Repeat, exactly, the run of lines that opens with the line containing "Convert this chart to Plotly code." and closes with the line containing "0.1819, 0.1827, 0.1843, 0.1867, 0.1903, 0.1944, 0.1976, 0.1976]", and leave all other lines out.

[Plotting code records]
# # # # #

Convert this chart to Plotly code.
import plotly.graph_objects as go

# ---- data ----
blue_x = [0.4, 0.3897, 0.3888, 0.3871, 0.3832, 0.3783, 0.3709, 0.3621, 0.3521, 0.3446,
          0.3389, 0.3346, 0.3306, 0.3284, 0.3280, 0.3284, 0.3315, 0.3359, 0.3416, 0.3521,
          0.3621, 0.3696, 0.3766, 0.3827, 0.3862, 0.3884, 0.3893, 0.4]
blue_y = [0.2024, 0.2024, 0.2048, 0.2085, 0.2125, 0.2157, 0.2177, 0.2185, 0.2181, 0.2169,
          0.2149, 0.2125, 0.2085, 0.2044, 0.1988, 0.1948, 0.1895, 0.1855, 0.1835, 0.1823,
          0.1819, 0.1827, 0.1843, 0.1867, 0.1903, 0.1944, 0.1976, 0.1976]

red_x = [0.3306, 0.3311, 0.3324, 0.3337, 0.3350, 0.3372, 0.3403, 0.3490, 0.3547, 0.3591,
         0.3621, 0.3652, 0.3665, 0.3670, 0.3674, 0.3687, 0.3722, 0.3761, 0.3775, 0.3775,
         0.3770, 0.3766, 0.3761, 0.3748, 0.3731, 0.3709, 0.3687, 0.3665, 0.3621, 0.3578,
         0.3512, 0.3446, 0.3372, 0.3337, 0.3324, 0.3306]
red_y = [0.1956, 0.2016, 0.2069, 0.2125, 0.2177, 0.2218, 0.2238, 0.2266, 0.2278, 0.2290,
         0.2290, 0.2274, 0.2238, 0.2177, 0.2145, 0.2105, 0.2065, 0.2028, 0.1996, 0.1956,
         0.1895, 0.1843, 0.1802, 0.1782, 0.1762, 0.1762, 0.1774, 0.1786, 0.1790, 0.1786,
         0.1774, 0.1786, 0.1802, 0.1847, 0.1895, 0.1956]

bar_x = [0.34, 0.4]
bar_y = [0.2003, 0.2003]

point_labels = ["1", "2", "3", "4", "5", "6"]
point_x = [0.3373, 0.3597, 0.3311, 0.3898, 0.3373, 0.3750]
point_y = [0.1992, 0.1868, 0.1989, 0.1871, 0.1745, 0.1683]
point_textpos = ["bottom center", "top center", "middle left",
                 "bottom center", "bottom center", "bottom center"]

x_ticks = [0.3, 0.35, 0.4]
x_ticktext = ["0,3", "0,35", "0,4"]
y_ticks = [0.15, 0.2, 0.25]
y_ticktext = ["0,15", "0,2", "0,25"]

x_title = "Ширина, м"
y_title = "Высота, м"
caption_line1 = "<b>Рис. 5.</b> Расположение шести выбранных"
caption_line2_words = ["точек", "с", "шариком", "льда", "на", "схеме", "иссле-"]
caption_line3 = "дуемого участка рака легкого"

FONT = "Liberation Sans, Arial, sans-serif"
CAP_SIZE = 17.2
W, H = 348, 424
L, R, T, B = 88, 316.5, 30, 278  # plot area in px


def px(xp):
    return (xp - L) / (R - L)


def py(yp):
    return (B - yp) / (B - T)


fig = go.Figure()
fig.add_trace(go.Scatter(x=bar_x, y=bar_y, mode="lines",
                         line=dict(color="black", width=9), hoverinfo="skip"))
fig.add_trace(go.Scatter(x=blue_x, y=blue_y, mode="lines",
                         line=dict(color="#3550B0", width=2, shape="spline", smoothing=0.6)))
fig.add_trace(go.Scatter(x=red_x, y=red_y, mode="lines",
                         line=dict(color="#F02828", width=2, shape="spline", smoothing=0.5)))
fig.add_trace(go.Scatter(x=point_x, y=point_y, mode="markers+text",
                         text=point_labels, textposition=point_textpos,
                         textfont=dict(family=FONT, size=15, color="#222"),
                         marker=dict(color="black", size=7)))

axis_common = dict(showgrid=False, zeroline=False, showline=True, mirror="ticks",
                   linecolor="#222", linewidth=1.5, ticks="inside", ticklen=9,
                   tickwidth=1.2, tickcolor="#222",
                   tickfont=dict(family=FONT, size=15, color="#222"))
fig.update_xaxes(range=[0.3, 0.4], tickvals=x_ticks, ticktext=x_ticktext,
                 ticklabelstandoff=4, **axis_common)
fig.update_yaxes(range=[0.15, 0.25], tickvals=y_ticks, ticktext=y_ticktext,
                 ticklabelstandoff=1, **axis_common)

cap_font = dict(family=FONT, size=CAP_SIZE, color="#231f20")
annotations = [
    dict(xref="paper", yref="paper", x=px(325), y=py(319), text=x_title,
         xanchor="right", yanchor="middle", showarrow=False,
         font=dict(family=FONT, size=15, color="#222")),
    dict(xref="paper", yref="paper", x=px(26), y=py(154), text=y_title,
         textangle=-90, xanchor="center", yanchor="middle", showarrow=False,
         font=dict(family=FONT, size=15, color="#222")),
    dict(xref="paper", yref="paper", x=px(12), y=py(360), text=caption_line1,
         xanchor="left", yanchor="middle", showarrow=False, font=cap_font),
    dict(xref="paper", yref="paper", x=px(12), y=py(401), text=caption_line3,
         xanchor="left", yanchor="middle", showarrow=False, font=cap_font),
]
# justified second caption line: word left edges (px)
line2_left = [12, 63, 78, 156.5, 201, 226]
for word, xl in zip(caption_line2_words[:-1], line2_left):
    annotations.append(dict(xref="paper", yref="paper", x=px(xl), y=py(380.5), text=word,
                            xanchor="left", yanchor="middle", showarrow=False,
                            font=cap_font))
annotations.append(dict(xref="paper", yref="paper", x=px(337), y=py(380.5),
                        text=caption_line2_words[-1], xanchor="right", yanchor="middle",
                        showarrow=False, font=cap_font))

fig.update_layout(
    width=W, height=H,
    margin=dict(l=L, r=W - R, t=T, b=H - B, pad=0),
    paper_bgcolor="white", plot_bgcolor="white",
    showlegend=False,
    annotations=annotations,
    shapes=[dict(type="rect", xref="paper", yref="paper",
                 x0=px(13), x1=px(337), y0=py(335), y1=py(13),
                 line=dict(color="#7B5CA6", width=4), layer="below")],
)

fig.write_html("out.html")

# # # # #

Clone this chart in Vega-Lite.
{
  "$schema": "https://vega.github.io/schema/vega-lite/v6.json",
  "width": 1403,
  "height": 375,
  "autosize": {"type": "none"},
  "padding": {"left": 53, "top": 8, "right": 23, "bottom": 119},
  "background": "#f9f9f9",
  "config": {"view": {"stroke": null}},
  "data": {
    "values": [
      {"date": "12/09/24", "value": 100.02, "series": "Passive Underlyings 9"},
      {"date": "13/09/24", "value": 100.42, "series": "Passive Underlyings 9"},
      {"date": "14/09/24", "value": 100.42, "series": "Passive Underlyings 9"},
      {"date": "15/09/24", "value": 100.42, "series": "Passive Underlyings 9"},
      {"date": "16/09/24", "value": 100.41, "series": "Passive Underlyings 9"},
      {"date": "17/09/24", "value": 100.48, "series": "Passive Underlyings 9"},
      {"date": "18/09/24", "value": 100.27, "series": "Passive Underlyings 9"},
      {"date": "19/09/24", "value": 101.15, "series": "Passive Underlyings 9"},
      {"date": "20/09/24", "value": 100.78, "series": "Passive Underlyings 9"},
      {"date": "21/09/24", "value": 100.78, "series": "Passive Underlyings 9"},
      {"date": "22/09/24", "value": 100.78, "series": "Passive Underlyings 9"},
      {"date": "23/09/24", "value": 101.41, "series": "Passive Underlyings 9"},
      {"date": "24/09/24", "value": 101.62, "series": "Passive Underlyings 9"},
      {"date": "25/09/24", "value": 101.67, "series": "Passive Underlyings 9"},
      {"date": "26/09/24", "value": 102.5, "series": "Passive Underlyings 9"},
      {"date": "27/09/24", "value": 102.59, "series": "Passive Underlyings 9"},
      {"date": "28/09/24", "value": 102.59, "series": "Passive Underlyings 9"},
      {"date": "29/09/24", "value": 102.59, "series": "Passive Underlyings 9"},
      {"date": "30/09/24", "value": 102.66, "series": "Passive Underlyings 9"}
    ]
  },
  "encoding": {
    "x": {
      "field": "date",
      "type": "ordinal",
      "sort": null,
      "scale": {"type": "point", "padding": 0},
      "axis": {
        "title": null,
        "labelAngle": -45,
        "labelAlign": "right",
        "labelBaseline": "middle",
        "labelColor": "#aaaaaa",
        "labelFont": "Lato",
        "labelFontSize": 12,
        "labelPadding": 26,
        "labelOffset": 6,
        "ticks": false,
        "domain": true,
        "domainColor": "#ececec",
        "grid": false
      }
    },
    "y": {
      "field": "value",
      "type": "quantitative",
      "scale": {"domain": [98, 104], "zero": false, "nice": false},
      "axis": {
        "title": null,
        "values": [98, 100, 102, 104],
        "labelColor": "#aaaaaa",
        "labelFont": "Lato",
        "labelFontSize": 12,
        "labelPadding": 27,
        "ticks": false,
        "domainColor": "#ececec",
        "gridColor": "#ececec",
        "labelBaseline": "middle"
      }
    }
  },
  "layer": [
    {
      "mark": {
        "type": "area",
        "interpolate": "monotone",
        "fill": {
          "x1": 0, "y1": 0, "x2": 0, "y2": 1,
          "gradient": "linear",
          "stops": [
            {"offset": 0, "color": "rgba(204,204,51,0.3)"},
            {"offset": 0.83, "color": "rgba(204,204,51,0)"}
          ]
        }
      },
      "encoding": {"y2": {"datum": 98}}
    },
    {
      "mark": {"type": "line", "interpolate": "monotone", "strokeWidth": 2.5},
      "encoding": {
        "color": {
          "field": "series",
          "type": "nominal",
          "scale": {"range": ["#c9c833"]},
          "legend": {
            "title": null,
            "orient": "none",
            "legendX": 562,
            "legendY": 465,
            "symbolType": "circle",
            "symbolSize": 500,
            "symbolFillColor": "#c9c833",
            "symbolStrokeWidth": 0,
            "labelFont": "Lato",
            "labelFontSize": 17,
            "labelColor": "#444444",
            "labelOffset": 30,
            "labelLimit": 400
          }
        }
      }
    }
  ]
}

# # # # #

» Exercise response:
Convert this chart to Plotly code.
import plotly.graph_objects as go

# ---- data ----
blue_x = [0.4, 0.3897, 0.3888, 0.3871, 0.3832, 0.3783, 0.3709, 0.3621, 0.3521, 0.3446,
          0.3389, 0.3346, 0.3306, 0.3284, 0.3280, 0.3284, 0.3315, 0.3359, 0.3416, 0.3521,
          0.3621, 0.3696, 0.3766, 0.3827, 0.3862, 0.3884, 0.3893, 0.4]
blue_y = [0.2024, 0.2024, 0.2048, 0.2085, 0.2125, 0.2157, 0.2177, 0.2185, 0.2181, 0.2169,
          0.2149, 0.2125, 0.2085, 0.2044, 0.1988, 0.1948, 0.1895, 0.1855, 0.1835, 0.1823,
          0.1819, 0.1827, 0.1843, 0.1867, 0.1903, 0.1944, 0.1976, 0.1976]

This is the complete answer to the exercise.